Its fairly cheap to fly here with Ryan Air from many countries. 
We have a really nice venue and you can stay at the venue for a very low price sins it owned by a cuber! A bed in a double room is about 20€ a night, a bed in a dormitory is about 10€. The venue is a small conference center in the countryside near the city of Uppsala, not to far from Stockholm. 

For more info se: http://www.worldcubeassociation.org/results/c.php?i=SwedishOpen2010

And: http://apelgam.se/Rubik/SM2010/?lang=ENG

The venue: http://www.wattholma-kursgard.se/


----------



## Shortey (Jul 17, 2010)

Hm.. interesting.


----------



## coinman (Jul 17, 2010)

In your case Norwegian air or train


----------



## Shortey (Jul 17, 2010)

It's a bit far away, but I'll have to check out the train prices.


----------



## kinch2002 (Jul 18, 2010)

Anyone know whether it's easy to get to the venue from Vasteras or Svatska airports?


----------



## Kenneth (Jul 18, 2010)

kinch2002 said:


> Svatska?



Is that Skavsta?

Skavsta, there is a bus from there to Stockholm, then local train from Stockholm to Uppsala and from there another local train to the Venue (total 200 km)

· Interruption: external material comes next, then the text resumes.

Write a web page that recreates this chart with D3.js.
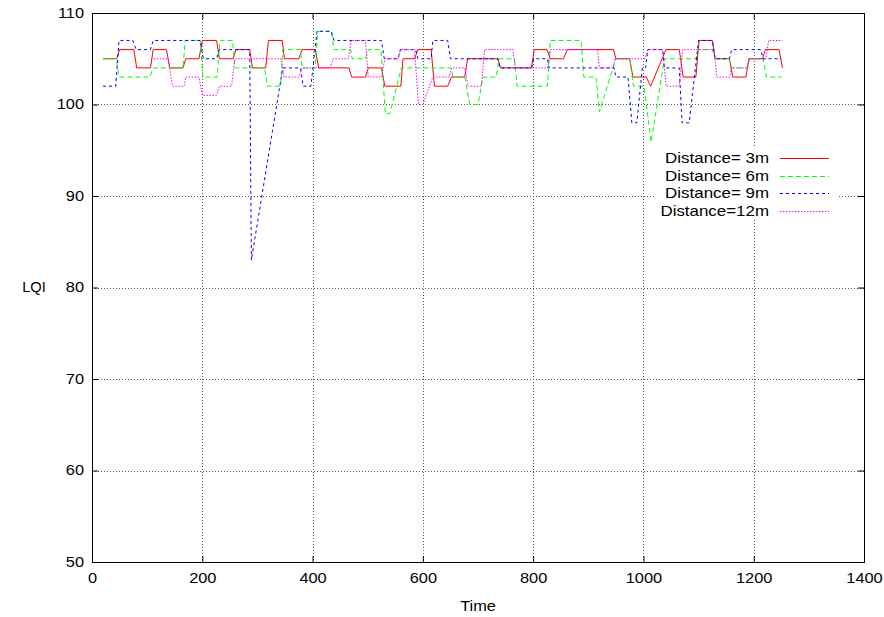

Västerås is much better because there is a bus directly from there to Uppsala and then from there the local train to the venue (total 100 km)

Arlanda is the best option because that is not far from Uppsala (total 60 km)


----------



## coinman (Jul 18, 2010)

Both this airports are about 100 km from Stockholm so you can easily walk  Ryan air always lands a 100 km or more from everything  

No seriously, there's buses to Stockholm and from Stockholm there's trains to Uppsala. Most likely someone can pick you up in Stockholm or in Uppsala depending on when you arrive if you decide to go.

Edit:
I didn't se that my brother already replayed, i wrote this a few hoers ago and forgot to click the post bottom. So if he is right there is a bus from Västerås.


----------



## Kenneth (Jul 19, 2010)

Ye, sure, the 804 : http://www.ul.se/Global/Tidtabeller_pdf/RegionS2010/S804.pdf


----------



## Shortey (Jul 21, 2010)

Does anyone have room for 3 (perhaps 4?) awesome norwegian dudes to stay during the comp?


----------



## coinman (Jul 21, 2010)

I might have some room but i'm not 100 % sure i will be at home when the competition takes place (but maybe 95 %). I also live about 85 km from the venue so i might also stay there over the competition to save some time in the morning, i hate getting up early 

After al a bed in a dorm is only 100 SEK or a if you want to bring a tent it's only 50. If you arrive on the thursday i can for sure host you to friday if i'm at home. 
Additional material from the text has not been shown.